In the records below, reproduce exactly the lines from the one containing "Give me the matplotlib source for this chart." through the one containing "ax.yaxis.set_minor_formatter(NullFormatter())", both included, and omit the pictures.

^^^^^^^^

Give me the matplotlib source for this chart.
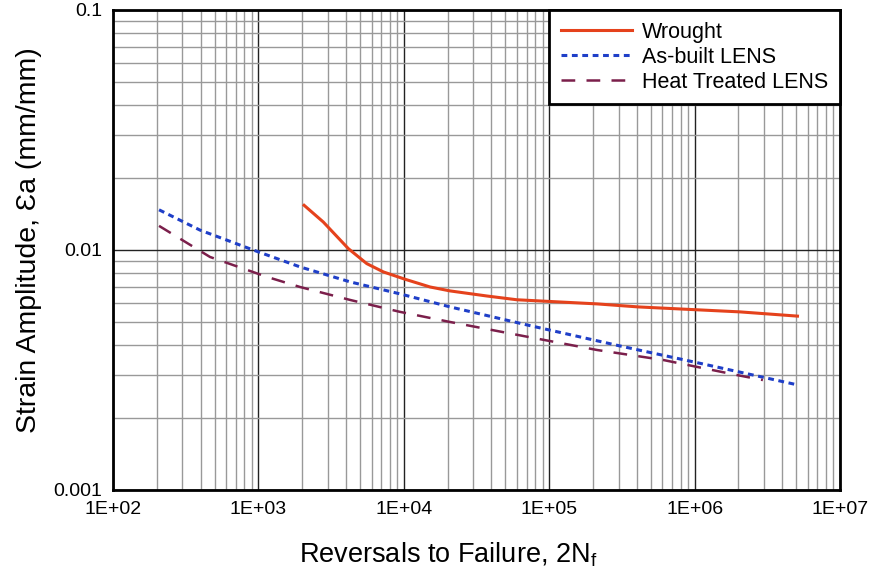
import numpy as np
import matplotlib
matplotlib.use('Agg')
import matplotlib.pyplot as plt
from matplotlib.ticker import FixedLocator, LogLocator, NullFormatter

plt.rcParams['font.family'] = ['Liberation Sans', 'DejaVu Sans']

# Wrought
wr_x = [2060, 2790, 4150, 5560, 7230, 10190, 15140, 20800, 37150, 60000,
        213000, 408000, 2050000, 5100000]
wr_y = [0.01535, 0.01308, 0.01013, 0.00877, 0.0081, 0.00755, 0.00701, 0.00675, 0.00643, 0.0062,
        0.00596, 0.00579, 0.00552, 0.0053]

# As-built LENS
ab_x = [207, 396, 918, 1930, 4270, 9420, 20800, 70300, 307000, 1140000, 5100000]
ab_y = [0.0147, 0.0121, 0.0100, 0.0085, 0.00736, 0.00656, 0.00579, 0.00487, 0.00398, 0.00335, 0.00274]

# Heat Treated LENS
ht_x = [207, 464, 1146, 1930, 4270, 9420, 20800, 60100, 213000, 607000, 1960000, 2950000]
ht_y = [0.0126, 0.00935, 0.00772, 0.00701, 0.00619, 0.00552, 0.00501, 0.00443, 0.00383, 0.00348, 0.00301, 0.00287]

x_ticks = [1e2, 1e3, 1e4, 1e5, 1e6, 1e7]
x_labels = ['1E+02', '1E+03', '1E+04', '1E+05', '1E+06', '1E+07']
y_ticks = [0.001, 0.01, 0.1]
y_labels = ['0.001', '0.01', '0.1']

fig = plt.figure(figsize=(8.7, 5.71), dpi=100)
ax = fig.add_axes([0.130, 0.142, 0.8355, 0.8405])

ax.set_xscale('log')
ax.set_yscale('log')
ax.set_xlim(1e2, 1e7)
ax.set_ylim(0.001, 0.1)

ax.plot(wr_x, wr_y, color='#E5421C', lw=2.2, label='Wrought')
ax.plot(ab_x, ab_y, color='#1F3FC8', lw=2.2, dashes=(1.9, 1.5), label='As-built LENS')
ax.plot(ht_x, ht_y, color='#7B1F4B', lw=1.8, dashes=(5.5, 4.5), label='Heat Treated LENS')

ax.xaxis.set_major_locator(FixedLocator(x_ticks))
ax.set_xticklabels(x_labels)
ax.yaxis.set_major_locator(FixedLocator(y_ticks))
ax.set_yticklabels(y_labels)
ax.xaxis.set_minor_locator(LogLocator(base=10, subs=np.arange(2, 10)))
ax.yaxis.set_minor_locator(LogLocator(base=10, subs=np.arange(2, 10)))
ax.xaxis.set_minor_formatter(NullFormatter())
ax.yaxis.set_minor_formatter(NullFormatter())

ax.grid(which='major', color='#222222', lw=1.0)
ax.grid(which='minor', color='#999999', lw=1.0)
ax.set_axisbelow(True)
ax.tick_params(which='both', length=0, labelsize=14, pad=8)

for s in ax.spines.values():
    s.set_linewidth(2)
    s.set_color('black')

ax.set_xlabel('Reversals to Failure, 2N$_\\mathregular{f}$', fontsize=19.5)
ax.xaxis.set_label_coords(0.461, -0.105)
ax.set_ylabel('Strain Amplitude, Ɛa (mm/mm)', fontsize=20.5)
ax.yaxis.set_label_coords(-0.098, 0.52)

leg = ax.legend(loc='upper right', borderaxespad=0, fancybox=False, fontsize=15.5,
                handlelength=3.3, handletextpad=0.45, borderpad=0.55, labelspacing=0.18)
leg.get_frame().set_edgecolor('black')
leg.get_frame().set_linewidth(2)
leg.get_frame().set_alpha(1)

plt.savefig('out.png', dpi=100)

^^^^^^^^

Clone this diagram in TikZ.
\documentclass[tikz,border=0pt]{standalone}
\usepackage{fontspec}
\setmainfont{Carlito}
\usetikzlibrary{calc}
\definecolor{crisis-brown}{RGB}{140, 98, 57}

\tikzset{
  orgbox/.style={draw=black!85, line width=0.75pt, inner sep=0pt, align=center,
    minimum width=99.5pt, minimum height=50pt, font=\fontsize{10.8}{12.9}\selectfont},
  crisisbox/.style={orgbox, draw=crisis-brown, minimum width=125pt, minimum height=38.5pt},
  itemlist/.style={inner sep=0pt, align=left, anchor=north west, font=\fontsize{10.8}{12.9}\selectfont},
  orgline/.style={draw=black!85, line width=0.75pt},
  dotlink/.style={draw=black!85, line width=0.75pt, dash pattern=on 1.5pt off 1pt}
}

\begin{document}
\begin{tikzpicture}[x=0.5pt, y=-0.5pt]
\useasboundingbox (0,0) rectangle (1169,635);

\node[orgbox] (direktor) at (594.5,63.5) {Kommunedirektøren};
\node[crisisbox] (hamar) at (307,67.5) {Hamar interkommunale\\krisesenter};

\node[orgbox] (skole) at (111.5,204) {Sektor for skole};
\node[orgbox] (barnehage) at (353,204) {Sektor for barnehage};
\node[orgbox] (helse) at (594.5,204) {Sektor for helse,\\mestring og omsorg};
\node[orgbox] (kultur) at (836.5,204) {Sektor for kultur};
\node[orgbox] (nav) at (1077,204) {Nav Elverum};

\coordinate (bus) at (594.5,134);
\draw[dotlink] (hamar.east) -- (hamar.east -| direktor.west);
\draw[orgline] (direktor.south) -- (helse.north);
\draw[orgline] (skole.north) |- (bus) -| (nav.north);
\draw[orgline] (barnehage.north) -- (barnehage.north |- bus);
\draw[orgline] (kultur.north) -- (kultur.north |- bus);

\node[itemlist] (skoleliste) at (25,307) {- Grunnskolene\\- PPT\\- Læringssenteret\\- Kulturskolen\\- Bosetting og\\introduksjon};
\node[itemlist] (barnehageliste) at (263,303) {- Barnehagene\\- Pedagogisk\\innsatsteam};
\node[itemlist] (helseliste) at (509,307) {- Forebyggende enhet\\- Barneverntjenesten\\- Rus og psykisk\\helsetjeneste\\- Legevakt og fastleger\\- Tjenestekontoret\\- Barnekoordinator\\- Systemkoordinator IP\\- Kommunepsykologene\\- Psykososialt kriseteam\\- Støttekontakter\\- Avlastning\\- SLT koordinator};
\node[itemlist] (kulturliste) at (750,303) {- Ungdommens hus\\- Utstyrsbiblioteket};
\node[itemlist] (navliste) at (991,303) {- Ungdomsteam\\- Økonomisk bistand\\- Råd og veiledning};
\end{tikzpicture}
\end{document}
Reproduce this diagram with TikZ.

^^^^^^^^

[Response to this exercise]:
Give me the matplotlib source for this chart.
import numpy as np
import matplotlib
matplotlib.use('Agg')
import matplotlib.pyplot as plt
from matplotlib.ticker import FixedLocator, LogLocator, NullFormatter

plt.rcParams['font.family'] = ['Liberation Sans', 'DejaVu Sans']

# Wrought
wr_x = [2060, 2790, 4150, 5560, 7230, 10190, 15140, 20800, 37150, 60000,
        213000, 408000, 2050000, 5100000]
wr_y = [0.01535, 0.01308, 0.01013, 0.00877, 0.0081, 0.00755, 0.00701, 0.00675, 0.00643, 0.0062,
        0.00596, 0.00579, 0.00552, 0.0053]

# As-built LENS
ab_x = [207, 396, 918, 1930, 4270, 9420, 20800, 70300, 307000, 1140000, 5100000]
ab_y = [0.0147, 0.0121, 0.0100, 0.0085, 0.00736, 0.00656, 0.00579, 0.00487, 0.00398, 0.00335, 0.00274]

# Heat Treated LENS
ht_x = [207, 464, 1146, 1930, 4270, 9420, 20800, 60100, 213000, 607000, 1960000, 2950000]
ht_y = [0.0126, 0.00935, 0.00772, 0.00701, 0.00619, 0.00552, 0.00501, 0.00443, 0.00383, 0.00348, 0.00301, 0.00287]

x_ticks = [1e2, 1e3, 1e4, 1e5, 1e6, 1e7]
x_labels = ['1E+02', '1E+03', '1E+04', '1E+05', '1E+06', '1E+07']
y_ticks = [0.001, 0.01, 0.1]
y_labels = ['0.001', '0.01', '0.1']

fig = plt.figure(figsize=(8.7, 5.71), dpi=100)
ax = fig.add_axes([0.130, 0.142, 0.8355, 0.8405])

ax.set_xscale('log')
ax.set_yscale('log')
ax.set_xlim(1e2, 1e7)
ax.set_ylim(0.001, 0.1)

ax.plot(wr_x, wr_y, color='#E5421C', lw=2.2, label='Wrought')
ax.plot(ab_x, ab_y, color='#1F3FC8', lw=2.2, dashes=(1.9, 1.5), label='As-built LENS')
ax.plot(ht_x, ht_y, color='#7B1F4B', lw=1.8, dashes=(5.5, 4.5), label='Heat Treated LENS')

ax.xaxis.set_major_locator(FixedLocator(x_ticks))
ax.set_xticklabels(x_labels)
ax.yaxis.set_major_locator(FixedLocator(y_ticks))
ax.set_yticklabels(y_labels)
ax.xaxis.set_minor_locator(LogLocator(base=10, subs=np.arange(2, 10)))
ax.yaxis.set_minor_locator(LogLocator(base=10, subs=np.arange(2, 10)))
ax.xaxis.set_minor_formatter(NullFormatter())
ax.yaxis.set_minor_formatter(NullFormatter())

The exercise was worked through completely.